Canada launches Methane Monitoring Satellite
After a delay of nearly six months, GHGSAT-C1, the latest generation of methane-monitoring satellite developed by Montreal-based GHGSat, was launched September 2 from French Guiana. It was one of 53 satellites aboard Arianespace’s Vega launcher flight VV16.
It was initially scheduled to be launched in March, but Covid-19 delayed all launches at Guiana’s Kourou International Spaceport until June 18. Then came a series of delays related to the weather – first at Kourou with high-altitude winds and then in South Korea when Typhoon Maysak swept over a telemetry station on Jeru Island.
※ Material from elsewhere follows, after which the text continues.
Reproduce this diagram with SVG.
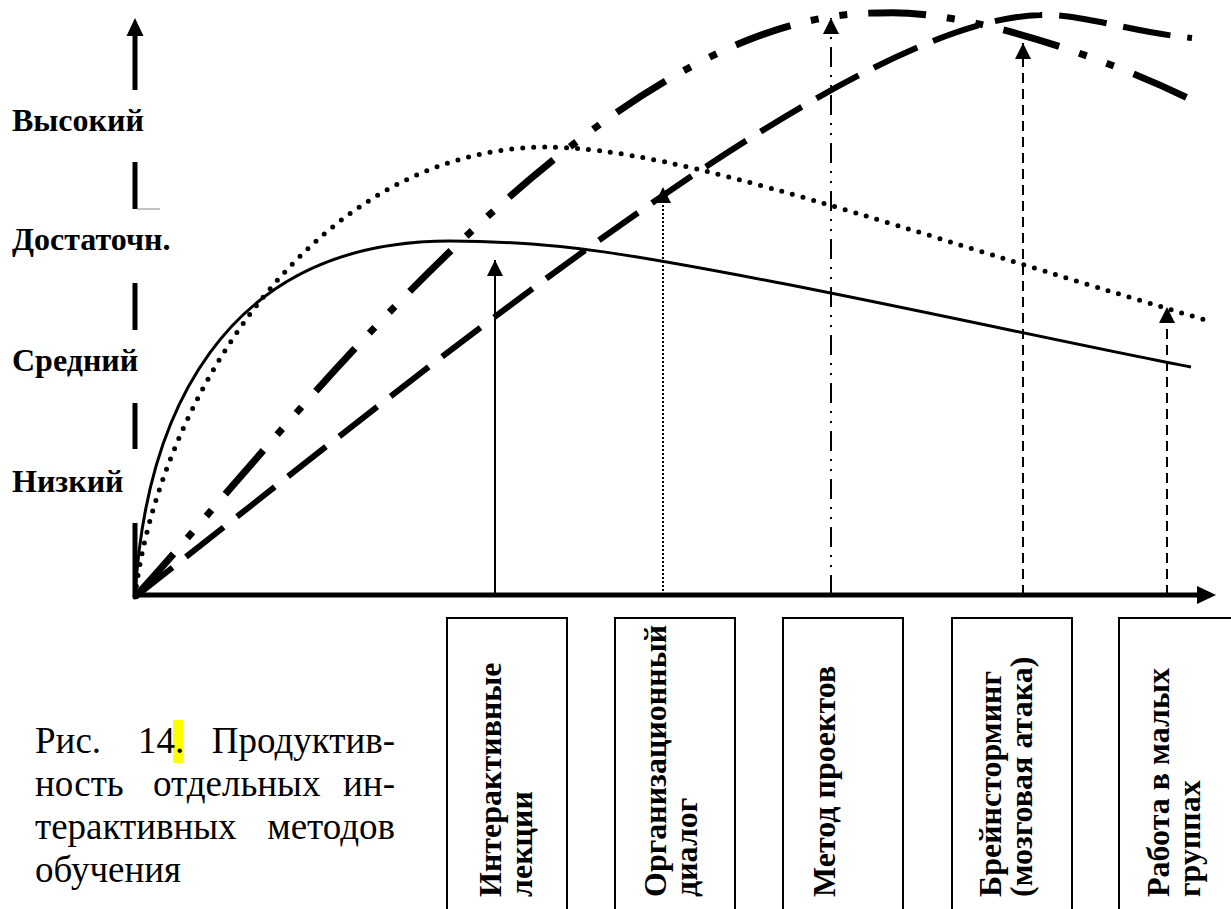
<svg xmlns="http://www.w3.org/2000/svg" width="1231" height="909" viewBox="0 0 1231 909">
<style>
.lbl{font-family:"Liberation Serif","Times New Roman",serif;font-weight:bold;font-size:32px;fill:#000}
.cap{font-family:"Liberation Serif","Times New Roman",serif;font-size:37px;fill:#000}
.box{fill:none;stroke:#000;stroke-width:2}
.conn{fill:none;stroke:#000;stroke-width:2}
.crv{fill:none;stroke:#000}
</style>
<defs>
<marker id="ah" markerUnits="userSpaceOnUse" viewBox="0 0 16 16" refX="16" refY="8" markerWidth="16" markerHeight="16" orient="auto">
<path d="M0,0 L16,8 L0,16 Z" fill="#000"/>
</marker>
</defs>
<rect width="1231" height="909" fill="#fff"/>

<g id="axes">
<g id="y-axis" stroke="#000" stroke-width="5">
<line x1="135" y1="36" x2="135" y2="90"/>
<line x1="135" y1="162" x2="135" y2="209"/>
<line x1="135" y1="283" x2="135" y2="330"/>
<line x1="135" y1="403" x2="135" y2="449"/>
<line x1="135" y1="523" x2="135" y2="597"/>
</g>
<line x1="137" y1="209" x2="160" y2="209" stroke="#888" stroke-width="1"/>
<polygon points="126.5,36 135,18 143.5,36" fill="#000"/>
<line x1="133" y1="595" x2="1198" y2="595" stroke="#000" stroke-width="5"/>
<polygon points="1197,586 1216,595 1197,604" fill="#000"/>
</g>

<g id="y-labels">
<text class="lbl" x="12" y="131">Высокий</text>
<text class="lbl" x="12" y="250">Достаточн.</text>
<text class="lbl" x="12" y="371">Средний</text>
<text class="lbl" x="12" y="492">Низкий</text>
</g>

<g id="curves">
<path id="curve-solid" class="crv" stroke-width="3" d="M135,597 C145,420 220,241 450,241 C560,241 640,256 780,283 C920,310 1100,350 1191,367"/>
<path id="curve-dotted" class="crv" stroke-width="5" stroke-linecap="round" stroke-dasharray="0 11" d="M135,597 C155,420 300,150 545,147 C680,147 900,230 1209,321"/>
<path id="curve-dashdot" class="crv" stroke-width="7" stroke-dasharray="58 21 8 21 8 21" d="M135,597 C280,440 600,10 880,13 C960,8 1100,55 1192,100"/>
<path id="curve-dash" class="crv" stroke-width="6" stroke-dasharray="48 17" d="M135,597 C450,350 850,20 1040,15 C1080,13 1130,32 1192,38"/>
</g>

<g id="connectors">
<line class="conn" x1="495" y1="595" x2="495" y2="260" marker-end="url(#ah)"/>
<line class="conn" x1="663" y1="595" x2="663" y2="187" stroke-dasharray="2 2" marker-end="url(#ah)"/>
<line class="conn" x1="831" y1="595" x2="831" y2="18" stroke-dasharray="20 8 2 8 2 8" marker-end="url(#ah)"/>
<line class="conn" x1="1023" y1="595" x2="1023" y2="43" stroke-width="2.5" stroke-dasharray="10 6" marker-end="url(#ah)"/>
<line class="conn" x1="1167" y1="595" x2="1167" y2="307" stroke-width="2.5" stroke-dasharray="10 6" marker-end="url(#ah)"/>
</g>

<g id="node-lectures">
<rect class="box" x="447" y="618" width="120" height="320"/>
<text class="lbl" transform="translate(501,897) rotate(-90)">Интерактивные</text>
<text class="lbl" transform="translate(532,897) rotate(-90)">лекции</text>
</g>
<g id="node-dialog">
<rect class="box" x="615" y="618" width="120" height="320"/>
<text class="lbl" transform="translate(666,897) rotate(-90)">Организационный</text>
<text class="lbl" transform="translate(697,897) rotate(-90)">диалог</text>
</g>
<g id="node-projects">
<rect class="box" x="783" y="618" width="120" height="320"/>
<text class="lbl" transform="translate(835,897) rotate(-90)">Метод проектов</text>
</g>
<g id="node-brainstorm">
<rect class="box" x="952" y="618" width="120" height="320"/>
<text class="lbl" transform="translate(1001,897) rotate(-90)">Брейнсторминг</text>
<text class="lbl" transform="translate(1032,897) rotate(-90)">(мозговая атака)</text>
</g>
<g id="node-groups">
<rect class="box" x="1119" y="618" width="120" height="320"/>
<text class="lbl" transform="translate(1169,897) rotate(-90)">Работа в малых</text>
<text class="lbl" transform="translate(1200,897) rotate(-90)">группах</text>
</g>

<g id="caption">
<rect x="173" y="720" width="10" height="43" fill="#ffff00"/>
<text class="cap" x="35" y="753">Рис.</text>
<text class="cap" x="138" y="753">14.</text>
<text class="cap" x="395" y="753" text-anchor="end">Продуктив-</text>
<text class="cap" x="35" y="796">ность</text>
<text class="cap" x="153" y="796">отдельных</text>
<text class="cap" x="395" y="796" text-anchor="end">ин-</text>
<text class="cap" x="35" y="839">терактивных</text>
<text class="cap" x="395" y="839" text-anchor="end">методов</text>
<text class="cap" x="35" y="882">обучения</text>
</g>
</svg>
Nicknamed Iris, the satellite is the second put into orbit by GHGSat, following the launch of Claire in 2016. The launch sequence can be viewed here.
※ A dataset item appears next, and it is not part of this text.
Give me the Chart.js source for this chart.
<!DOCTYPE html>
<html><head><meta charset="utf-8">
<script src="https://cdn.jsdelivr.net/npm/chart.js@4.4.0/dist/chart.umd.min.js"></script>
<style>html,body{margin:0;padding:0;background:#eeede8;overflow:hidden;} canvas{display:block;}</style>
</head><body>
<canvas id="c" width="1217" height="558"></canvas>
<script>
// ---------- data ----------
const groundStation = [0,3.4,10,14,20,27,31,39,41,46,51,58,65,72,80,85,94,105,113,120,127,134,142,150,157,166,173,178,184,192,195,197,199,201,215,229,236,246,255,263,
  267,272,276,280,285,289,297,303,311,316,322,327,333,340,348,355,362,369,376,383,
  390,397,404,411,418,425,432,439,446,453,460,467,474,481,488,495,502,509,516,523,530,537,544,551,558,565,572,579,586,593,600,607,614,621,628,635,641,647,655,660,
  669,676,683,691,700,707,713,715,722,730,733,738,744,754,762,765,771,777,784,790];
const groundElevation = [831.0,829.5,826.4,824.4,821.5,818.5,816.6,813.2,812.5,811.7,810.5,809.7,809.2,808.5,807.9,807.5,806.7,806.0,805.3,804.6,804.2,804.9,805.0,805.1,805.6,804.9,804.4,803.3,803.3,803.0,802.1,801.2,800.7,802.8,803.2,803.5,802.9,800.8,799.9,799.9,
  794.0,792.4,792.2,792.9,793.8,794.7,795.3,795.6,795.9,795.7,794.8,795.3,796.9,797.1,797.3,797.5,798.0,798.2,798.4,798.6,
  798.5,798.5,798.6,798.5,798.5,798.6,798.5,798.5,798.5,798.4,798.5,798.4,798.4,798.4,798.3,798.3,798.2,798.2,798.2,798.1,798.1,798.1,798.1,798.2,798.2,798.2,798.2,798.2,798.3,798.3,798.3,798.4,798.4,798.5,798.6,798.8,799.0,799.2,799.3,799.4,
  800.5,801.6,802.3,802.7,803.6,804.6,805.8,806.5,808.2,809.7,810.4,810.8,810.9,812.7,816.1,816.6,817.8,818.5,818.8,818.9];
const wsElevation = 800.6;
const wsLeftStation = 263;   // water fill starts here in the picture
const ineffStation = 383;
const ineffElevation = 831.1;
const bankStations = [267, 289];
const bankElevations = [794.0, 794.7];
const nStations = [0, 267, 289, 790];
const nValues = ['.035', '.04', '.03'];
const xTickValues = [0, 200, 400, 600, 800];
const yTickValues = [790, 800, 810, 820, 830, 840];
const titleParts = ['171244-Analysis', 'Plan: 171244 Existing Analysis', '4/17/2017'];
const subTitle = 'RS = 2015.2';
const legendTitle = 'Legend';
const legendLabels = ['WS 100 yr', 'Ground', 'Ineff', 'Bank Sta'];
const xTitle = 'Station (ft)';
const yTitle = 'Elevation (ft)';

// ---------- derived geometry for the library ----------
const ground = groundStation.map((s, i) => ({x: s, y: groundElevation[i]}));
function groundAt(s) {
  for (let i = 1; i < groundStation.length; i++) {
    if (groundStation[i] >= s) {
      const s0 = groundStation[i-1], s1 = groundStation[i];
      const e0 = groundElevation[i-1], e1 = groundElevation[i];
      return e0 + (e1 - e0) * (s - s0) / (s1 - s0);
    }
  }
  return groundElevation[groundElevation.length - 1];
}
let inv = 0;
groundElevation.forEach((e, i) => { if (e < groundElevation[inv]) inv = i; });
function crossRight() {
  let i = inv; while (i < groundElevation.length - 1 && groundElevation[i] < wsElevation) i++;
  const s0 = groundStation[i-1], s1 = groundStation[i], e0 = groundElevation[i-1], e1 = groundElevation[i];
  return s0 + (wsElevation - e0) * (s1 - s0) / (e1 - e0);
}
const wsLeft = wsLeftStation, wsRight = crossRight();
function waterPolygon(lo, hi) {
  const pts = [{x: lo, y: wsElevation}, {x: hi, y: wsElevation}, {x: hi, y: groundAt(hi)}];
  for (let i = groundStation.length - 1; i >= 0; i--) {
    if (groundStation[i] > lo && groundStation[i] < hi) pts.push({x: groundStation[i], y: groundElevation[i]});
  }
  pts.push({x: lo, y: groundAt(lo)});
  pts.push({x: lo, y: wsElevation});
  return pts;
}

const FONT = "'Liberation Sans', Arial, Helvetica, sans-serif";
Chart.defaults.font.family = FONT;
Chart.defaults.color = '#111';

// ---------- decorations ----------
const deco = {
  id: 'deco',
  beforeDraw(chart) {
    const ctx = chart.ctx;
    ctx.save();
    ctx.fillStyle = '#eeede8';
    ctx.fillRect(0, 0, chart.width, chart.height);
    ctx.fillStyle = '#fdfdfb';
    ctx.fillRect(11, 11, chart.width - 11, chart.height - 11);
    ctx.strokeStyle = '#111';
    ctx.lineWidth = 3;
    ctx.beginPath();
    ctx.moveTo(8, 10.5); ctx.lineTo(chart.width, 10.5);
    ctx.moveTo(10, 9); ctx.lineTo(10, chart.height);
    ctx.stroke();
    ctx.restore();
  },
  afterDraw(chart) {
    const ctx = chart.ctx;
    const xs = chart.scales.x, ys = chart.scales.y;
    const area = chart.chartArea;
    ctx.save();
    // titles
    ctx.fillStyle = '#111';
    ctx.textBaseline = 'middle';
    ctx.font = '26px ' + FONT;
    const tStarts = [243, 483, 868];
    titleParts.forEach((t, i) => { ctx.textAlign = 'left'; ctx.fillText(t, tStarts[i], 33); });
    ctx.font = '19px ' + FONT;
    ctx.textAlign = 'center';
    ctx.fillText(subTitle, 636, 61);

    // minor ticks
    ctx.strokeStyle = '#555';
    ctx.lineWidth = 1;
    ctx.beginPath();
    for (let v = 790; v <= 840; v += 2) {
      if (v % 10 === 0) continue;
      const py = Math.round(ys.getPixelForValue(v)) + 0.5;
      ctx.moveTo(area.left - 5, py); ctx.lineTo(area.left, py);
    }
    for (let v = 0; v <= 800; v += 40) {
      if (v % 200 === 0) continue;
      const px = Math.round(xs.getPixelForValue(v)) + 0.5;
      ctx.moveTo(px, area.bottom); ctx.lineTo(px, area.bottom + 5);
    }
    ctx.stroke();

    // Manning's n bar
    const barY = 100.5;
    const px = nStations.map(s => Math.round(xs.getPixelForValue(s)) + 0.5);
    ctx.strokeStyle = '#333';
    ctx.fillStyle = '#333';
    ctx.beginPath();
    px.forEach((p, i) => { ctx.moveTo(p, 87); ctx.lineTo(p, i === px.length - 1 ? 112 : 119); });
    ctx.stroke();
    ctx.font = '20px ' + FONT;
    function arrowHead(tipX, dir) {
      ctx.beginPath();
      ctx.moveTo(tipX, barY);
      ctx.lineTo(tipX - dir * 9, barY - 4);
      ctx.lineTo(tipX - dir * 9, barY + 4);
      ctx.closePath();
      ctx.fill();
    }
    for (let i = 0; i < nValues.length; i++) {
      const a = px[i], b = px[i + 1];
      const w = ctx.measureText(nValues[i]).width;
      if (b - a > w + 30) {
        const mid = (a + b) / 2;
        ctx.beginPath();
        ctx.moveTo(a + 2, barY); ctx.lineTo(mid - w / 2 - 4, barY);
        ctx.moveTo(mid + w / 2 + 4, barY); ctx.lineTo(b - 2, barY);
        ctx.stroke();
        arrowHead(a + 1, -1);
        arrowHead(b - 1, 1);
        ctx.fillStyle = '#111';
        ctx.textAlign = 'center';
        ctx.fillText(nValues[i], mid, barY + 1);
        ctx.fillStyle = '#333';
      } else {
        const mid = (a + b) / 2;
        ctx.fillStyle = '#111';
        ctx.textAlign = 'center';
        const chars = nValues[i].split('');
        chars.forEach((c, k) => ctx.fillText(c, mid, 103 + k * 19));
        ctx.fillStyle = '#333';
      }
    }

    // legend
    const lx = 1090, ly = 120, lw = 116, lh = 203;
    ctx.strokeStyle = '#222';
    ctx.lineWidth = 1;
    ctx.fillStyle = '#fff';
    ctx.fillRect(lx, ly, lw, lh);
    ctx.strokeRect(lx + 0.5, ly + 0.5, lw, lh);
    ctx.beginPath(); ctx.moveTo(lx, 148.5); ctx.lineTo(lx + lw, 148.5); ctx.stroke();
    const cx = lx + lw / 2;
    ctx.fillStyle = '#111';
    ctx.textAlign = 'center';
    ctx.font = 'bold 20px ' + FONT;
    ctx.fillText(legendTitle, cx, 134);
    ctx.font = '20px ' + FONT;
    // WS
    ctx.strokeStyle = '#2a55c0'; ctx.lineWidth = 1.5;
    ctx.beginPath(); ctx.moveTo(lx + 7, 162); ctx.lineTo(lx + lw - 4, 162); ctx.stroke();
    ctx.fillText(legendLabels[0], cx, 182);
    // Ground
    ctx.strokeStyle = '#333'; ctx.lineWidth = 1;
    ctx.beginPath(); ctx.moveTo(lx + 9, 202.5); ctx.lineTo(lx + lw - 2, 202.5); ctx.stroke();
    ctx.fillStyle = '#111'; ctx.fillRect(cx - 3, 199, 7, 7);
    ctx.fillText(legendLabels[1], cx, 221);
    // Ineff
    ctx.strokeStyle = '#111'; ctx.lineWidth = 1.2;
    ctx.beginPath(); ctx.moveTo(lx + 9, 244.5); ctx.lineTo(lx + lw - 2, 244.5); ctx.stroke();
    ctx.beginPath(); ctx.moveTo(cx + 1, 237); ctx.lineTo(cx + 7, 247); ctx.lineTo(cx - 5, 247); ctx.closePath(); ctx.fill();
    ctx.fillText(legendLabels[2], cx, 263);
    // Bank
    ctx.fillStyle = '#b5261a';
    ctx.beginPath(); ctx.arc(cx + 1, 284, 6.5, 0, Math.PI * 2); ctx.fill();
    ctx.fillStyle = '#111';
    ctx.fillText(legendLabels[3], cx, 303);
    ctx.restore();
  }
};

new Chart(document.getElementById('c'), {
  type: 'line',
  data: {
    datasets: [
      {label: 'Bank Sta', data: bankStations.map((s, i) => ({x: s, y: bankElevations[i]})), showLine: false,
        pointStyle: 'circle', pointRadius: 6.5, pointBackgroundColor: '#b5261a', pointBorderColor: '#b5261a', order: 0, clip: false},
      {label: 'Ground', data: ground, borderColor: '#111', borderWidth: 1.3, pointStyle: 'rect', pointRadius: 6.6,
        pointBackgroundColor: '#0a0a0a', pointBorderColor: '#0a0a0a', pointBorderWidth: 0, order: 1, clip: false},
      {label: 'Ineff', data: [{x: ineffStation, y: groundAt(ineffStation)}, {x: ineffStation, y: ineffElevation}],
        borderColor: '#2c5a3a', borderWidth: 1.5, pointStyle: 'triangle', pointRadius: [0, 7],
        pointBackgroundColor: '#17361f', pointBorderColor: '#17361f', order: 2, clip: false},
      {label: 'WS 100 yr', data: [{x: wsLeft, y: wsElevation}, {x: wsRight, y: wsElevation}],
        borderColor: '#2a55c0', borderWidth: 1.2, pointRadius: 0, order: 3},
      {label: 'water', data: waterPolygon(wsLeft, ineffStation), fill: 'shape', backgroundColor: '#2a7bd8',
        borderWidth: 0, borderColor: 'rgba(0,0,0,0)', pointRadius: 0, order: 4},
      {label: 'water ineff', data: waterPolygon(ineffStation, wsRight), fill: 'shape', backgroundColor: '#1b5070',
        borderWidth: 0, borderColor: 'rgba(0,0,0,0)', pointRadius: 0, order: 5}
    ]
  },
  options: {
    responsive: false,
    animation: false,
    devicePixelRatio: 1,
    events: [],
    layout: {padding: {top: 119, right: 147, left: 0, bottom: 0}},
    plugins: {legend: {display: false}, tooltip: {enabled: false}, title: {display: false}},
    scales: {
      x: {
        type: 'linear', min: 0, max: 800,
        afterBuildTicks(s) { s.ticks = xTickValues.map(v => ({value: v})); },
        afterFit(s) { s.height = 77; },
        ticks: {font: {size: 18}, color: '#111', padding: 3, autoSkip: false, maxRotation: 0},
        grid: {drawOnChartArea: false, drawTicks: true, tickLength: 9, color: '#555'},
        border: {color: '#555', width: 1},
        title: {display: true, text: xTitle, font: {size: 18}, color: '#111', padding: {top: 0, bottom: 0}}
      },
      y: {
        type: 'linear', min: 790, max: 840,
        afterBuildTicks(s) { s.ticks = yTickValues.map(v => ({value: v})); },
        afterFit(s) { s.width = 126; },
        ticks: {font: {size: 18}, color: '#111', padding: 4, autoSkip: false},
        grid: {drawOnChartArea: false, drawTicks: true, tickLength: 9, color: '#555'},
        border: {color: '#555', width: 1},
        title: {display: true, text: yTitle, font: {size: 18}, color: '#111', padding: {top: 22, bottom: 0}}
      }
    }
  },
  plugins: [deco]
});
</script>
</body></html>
First radio contact was made with Iris less than two hours after its launch at 7:51pm Mountain Time. Over the course of the next week, GHGSat’s team will execute a series of procedures to commission the satellite and make it fully operational.
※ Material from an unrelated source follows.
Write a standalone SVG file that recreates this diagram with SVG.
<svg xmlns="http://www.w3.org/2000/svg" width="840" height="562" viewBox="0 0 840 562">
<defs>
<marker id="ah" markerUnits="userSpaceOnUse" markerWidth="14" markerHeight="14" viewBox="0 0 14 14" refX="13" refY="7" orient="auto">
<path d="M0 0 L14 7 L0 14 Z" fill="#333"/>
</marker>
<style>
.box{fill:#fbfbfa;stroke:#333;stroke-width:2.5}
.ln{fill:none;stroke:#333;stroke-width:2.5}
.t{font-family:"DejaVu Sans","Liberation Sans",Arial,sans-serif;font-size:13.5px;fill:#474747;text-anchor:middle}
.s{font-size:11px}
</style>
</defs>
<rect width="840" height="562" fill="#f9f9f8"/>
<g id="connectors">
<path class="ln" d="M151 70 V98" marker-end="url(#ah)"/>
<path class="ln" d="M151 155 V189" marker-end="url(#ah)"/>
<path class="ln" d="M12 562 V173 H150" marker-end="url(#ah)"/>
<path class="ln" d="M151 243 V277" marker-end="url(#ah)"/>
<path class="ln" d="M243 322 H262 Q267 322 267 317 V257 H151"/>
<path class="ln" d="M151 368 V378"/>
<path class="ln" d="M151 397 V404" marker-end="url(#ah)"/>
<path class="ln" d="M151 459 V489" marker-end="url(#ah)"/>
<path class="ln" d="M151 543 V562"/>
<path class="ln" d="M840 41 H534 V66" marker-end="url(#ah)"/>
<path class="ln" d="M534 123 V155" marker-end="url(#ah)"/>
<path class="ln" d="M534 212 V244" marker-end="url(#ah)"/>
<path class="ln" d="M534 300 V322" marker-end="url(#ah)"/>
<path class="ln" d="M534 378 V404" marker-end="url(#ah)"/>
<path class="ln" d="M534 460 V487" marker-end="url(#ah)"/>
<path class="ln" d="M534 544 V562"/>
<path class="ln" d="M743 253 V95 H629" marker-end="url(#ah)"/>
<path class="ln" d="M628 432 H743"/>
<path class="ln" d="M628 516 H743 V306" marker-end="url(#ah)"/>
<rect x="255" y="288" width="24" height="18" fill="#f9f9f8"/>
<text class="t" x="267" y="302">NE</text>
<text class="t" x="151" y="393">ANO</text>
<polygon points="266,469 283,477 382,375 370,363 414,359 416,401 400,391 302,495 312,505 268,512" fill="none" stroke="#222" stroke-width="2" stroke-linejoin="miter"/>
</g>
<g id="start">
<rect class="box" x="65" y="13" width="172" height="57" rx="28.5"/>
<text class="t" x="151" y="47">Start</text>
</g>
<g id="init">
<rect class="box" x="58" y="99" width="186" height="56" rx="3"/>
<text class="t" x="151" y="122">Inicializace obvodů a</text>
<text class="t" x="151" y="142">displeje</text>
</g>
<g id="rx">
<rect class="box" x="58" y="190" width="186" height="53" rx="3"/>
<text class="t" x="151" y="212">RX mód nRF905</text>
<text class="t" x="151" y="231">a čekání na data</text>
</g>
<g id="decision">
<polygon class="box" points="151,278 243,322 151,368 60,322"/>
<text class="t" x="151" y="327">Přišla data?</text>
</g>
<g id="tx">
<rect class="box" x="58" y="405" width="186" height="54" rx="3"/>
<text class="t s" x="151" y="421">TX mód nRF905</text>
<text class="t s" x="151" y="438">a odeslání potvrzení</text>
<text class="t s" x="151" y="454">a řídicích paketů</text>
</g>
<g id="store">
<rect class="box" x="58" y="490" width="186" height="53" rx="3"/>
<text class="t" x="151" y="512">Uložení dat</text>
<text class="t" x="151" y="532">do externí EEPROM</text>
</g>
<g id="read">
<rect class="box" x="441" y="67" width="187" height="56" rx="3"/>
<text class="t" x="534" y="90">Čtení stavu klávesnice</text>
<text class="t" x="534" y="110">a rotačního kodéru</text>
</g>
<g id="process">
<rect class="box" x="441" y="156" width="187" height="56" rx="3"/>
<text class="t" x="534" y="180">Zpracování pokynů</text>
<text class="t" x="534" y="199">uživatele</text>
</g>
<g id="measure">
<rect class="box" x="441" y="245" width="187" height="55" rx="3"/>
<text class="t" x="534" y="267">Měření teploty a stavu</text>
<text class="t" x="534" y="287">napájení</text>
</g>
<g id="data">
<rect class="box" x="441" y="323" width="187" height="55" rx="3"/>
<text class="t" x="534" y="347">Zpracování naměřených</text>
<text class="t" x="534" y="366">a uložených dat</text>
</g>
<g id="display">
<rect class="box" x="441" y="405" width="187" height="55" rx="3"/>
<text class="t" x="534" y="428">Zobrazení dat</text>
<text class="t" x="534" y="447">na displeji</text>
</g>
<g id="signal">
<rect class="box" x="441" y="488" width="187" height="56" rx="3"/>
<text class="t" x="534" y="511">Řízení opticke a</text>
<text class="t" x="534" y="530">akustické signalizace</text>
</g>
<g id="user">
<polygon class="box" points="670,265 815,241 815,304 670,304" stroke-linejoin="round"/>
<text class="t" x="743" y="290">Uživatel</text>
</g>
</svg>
“Iris is the first of a new constellation of satellites that utilises patented technology to detect emissions from sources 100 times smaller than any other satellite system, and with a resolution 100 times higher,” GHGSat said. “This means GHGSat can image and identify methane emissions from point sources as small as individual oil and gas wells.”
GHGSat’s capabilities to monitor and identify methane leaks will be further enhanced later this year, when its third satellite, Hugo, is launched. By the end of 2022, GHGSat plans to have 10 high-resolution satellites in orbit, making it the “global reference” for space-based greenhouse-gas emission monitoring.